What would you do if a known sex offender moved into your neighborhood? That happened recently to someone I know here in the Triad. She and her family moved across town a few years ago into a neighborhood they’ve always aspired to be a part of – one filled with lots of kids, great neighbors, nice homes, manicured lawns, and one that’s part of a great school zone. And while they are mindful of keeping an eye on their kids playing outside, one of the last things they thought they’d have to worry about is a convicted felon living down the street.

It doesn’t matter that her neighborhood is within one mile of a school and a church and ball fields – or that the offender doesn’t own the house he’s living in – or that he is staying in a house right next to a busy school bus stop – or that he moved across state lines after his conviction. According to the law, none of that matters when an offender moves in with a relative – which is the case for my friend. In fact, he’s welcome to stay as long as he wants. Even the entire 10 years he is on probation for his offense, or longer. Lucky guy.

Let me add in that offender is not a suspect; he was indeed arrested for the crime he was accused of and is now on probation. However, there are always lots of sides to every story, and we also know that people can mature and change after making a mistake. My friend and her neighbors did not want to make a mountain out of a molehill and of course wanted to give this person a fair chance, but as a parent, you can never be too careful.

And as a careful parent, one of the first things my friend did when she moved into her neighborhood was to check the NC Sex Offender Registry. With a great sigh of relief (although at the time she wasn’t surprised) no registered offenders lived nearby. There were some on the radar, but they were not within walking distance to/from her home. She never thought to check it again.

But her neighbor subscribes to email alerts, and received notification within 24 hours when the sex offender moved into her neighborhood. I did not even know that feature existed and made sure to sign myself up so I could be on guard too!
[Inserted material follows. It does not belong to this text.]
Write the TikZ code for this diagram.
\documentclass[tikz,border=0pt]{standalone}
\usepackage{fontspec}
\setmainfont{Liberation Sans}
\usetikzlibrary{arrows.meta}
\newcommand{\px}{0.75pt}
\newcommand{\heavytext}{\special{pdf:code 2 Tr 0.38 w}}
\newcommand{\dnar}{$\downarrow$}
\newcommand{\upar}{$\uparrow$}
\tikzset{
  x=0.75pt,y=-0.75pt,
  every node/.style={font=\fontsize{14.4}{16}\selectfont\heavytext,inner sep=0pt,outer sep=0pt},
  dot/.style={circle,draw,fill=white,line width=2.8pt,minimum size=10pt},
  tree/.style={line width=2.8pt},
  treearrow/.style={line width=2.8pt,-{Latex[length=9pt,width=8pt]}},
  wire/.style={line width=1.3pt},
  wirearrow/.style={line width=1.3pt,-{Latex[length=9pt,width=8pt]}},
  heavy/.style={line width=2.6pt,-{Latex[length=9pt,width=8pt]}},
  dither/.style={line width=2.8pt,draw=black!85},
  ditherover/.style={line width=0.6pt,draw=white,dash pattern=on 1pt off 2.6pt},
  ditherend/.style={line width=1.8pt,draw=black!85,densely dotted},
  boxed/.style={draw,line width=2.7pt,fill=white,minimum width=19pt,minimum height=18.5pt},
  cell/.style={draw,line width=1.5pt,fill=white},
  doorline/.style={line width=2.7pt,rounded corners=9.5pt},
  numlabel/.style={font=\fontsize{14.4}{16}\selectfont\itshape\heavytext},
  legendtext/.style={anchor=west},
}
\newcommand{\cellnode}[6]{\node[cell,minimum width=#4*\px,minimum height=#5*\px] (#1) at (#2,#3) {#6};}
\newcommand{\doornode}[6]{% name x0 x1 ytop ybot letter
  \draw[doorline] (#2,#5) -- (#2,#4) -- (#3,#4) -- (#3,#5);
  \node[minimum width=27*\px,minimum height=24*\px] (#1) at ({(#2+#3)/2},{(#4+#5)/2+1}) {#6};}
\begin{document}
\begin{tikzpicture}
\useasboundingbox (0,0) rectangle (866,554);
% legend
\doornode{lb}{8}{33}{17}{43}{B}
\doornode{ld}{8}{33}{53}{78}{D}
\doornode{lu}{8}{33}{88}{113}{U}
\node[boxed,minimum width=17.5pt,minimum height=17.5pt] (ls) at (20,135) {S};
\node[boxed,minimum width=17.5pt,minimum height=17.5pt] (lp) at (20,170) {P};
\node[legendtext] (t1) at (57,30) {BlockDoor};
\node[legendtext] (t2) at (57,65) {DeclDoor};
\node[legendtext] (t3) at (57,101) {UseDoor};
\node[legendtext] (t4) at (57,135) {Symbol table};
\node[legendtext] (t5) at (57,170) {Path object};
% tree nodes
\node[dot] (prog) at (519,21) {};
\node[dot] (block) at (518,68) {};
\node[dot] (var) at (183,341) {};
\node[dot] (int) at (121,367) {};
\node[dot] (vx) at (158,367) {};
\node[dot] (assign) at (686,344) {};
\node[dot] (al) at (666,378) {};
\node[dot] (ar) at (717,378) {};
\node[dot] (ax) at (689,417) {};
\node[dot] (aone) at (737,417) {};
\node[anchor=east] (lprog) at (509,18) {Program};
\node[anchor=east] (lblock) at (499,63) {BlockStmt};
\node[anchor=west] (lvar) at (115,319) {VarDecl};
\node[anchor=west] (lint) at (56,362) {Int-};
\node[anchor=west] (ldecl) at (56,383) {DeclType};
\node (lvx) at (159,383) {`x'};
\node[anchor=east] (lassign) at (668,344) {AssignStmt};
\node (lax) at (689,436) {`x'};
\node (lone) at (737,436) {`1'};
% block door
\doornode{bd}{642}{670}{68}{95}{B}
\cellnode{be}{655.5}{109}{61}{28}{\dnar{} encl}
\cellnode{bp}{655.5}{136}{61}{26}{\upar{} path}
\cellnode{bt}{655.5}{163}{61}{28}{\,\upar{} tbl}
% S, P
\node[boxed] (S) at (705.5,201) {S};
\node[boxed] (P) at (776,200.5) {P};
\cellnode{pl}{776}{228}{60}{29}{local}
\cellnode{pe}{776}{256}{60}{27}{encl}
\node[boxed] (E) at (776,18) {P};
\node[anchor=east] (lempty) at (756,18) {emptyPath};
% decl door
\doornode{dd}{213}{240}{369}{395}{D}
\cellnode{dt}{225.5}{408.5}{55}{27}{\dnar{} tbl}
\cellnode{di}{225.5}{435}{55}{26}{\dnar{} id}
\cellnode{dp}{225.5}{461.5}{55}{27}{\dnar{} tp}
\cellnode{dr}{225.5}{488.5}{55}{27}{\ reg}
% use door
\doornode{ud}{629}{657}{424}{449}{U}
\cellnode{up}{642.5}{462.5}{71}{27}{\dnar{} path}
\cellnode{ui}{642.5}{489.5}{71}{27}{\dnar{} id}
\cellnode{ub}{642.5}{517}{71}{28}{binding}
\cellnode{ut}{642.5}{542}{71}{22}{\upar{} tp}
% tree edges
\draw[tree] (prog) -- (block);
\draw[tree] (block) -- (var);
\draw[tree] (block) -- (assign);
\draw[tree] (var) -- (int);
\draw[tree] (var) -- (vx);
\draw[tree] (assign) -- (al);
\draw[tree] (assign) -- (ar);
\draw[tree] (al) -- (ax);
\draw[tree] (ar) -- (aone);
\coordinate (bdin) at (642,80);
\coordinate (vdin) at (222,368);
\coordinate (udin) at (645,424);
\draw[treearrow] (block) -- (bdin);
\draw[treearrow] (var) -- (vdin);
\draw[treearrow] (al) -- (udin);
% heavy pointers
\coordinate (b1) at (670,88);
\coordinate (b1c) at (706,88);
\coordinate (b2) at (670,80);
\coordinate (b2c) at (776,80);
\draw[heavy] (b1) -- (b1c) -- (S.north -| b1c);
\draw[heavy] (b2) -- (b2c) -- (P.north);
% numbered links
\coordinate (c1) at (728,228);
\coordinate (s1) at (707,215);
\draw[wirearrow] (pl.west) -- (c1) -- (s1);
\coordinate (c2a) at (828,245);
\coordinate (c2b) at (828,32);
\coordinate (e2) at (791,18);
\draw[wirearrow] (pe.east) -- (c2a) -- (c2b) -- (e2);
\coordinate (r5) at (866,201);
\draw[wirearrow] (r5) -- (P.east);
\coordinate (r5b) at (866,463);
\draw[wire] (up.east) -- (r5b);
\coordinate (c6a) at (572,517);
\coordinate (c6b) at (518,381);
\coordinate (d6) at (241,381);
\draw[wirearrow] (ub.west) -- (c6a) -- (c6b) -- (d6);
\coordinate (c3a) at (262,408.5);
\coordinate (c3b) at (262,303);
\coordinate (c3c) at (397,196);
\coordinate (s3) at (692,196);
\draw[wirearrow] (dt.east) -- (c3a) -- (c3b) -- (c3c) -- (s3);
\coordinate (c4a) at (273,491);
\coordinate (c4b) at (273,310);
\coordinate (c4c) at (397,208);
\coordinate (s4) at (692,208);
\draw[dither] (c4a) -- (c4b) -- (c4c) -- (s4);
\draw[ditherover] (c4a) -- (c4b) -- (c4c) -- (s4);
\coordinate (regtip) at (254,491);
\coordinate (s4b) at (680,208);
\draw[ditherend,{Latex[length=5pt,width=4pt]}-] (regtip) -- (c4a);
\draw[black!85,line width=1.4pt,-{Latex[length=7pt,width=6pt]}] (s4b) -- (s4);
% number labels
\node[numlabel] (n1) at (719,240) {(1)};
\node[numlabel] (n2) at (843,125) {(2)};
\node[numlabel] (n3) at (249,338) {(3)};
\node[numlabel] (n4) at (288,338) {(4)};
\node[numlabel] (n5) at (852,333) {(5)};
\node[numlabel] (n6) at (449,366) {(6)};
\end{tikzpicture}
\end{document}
The neighbor shared the news with other fellow neighbors, and within another 24 hours a neighborhood watch meeting was pulled together (and included a representative from the local police department’s sexual offender unit) to discuss options and safety precautions.

Sadly, there is not much they can do. Several of her neighbors are checking to see if they can have the school bus stop moved to different location. Some shared the online mug shots with their children, while others had the “talk” with their kids way sooner than they had planned to.

My friend said she’s been living with the same kind of yucky feeling you get when you know your house has been burglarized. You feel violated and you walk around with a stronger sense of being “on guard.” Life continues as usual, and her kids continue to play outside, but she says that something just feels different.

She’s thankful her neighbor had been alerted by the registry in the first place, but knows the same kind of guy could be sitting next to her and her family in church – or shopping in the same aisle at the grocery store – and there’s no instant notification for that.

Has this happened to you or someone you know? What was the outcome? And when was the last time you checked the NC Sex Offender Registry?